- Theatrical release poster
- Directed by: Jason Wise
- Written by: Christina Wise Jason Wise
- Produced by: Jackson Myers Christina Wise Jason Wise
- Starring: Ian Cauble Brian McClintic Dustin Wilson DLynn Proctor
- Cinematography: Jackson Myers
- Edited by: Bryan Carr Jackson Myers Jason Wise
- Music by: Brian Carmody
- Production company: Forgotten Man Films
- Distributed by: Samuel Goldwyn Films
- Release dates: November 11, 2015 (Napa Valley Film Festival); January 29, 2016;
- Running time: 90 minutes
- Country: United States

= Somm: Into the Bottle =

Somm: Into the Bottle is a 2015 wine documentary and a sequel to SOMM (2013). The film tells the story and history of wine through ten different bottles opened throughout the film in different chapters. Directed by Jason Wise, it premiered at the Napa Valley Film Festival and featured the main cast from the original SOMM film as well as additional notable people from the wine world.

The film was distributed by Samuel Goldwyn Films. A third film, SOMM 3, released in 2018.

== Synopsis ==
The movie, whose tagline is "Wine is simple. It's about everything," focuses on the story of wine around the world and how it is made. It covers ten different chapters using ten different wines that are opened throughout the film. The chapters include The Winemaker, The Vintage, The History, The Wars, The New World, The Cost, The Barrels, The Point Scores, The Sommelier, and The Memory. "In the second movie, I wanted to show why these people are obsessed," says film director, Jason Wise.

== Cast ==
The film features sommeliers Ian Cauble, Brian McClintic, Dlynn Proctor, and Dustin Wilson who all appeared in the first SOMM film.

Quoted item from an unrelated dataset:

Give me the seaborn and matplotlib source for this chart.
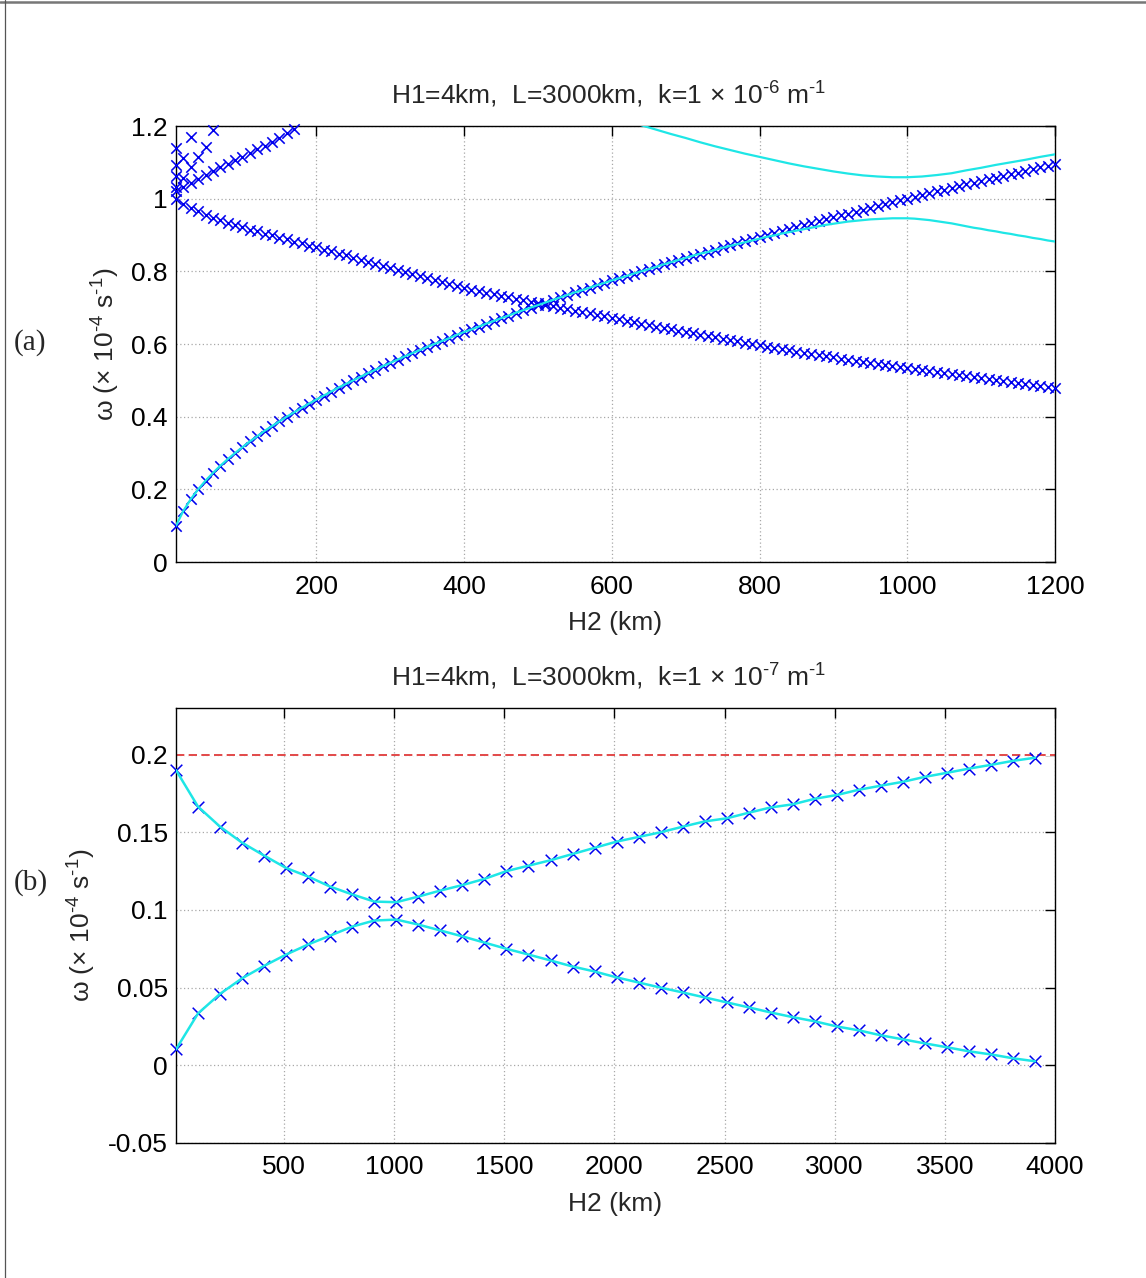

Additional cast includes notable people from the wine world such as Madeline Puckette, Sabato Sagaria, Rajat Parr, Fred Dame, Aubert De Villaine, Jean Trimbach, and Steve Matthiasson.

== Critical response ==
Somm: Into the Bottle received positive reviews, with the Hollywood Reporter calling the film "so packed with personality and fascinating details that viewers will be able to return repeatedly to the documentary without soon exhausting all that it has to offer." Decanter Magazine said, "This fascinating film is sure to entertain a broad and attentive audience." Great Northwest Wine said, "Somm: Into the Bottle is a marvelous film that lovingly reveals so much about the history and romance of vines and wines." Wine Searcher's reaction was, "Somm: Into the Bottle is not so much a sequel as a stand-alone introduction to the industry and culture of wine. In this way it is far more invested in everything wine than the first film, which was often more a foil for exploring ideas of passion, obsession, and what people do to excel – whatever the field. Into the Bottle is more heavily informative, but thankfully never feels like a quagmire of exposition."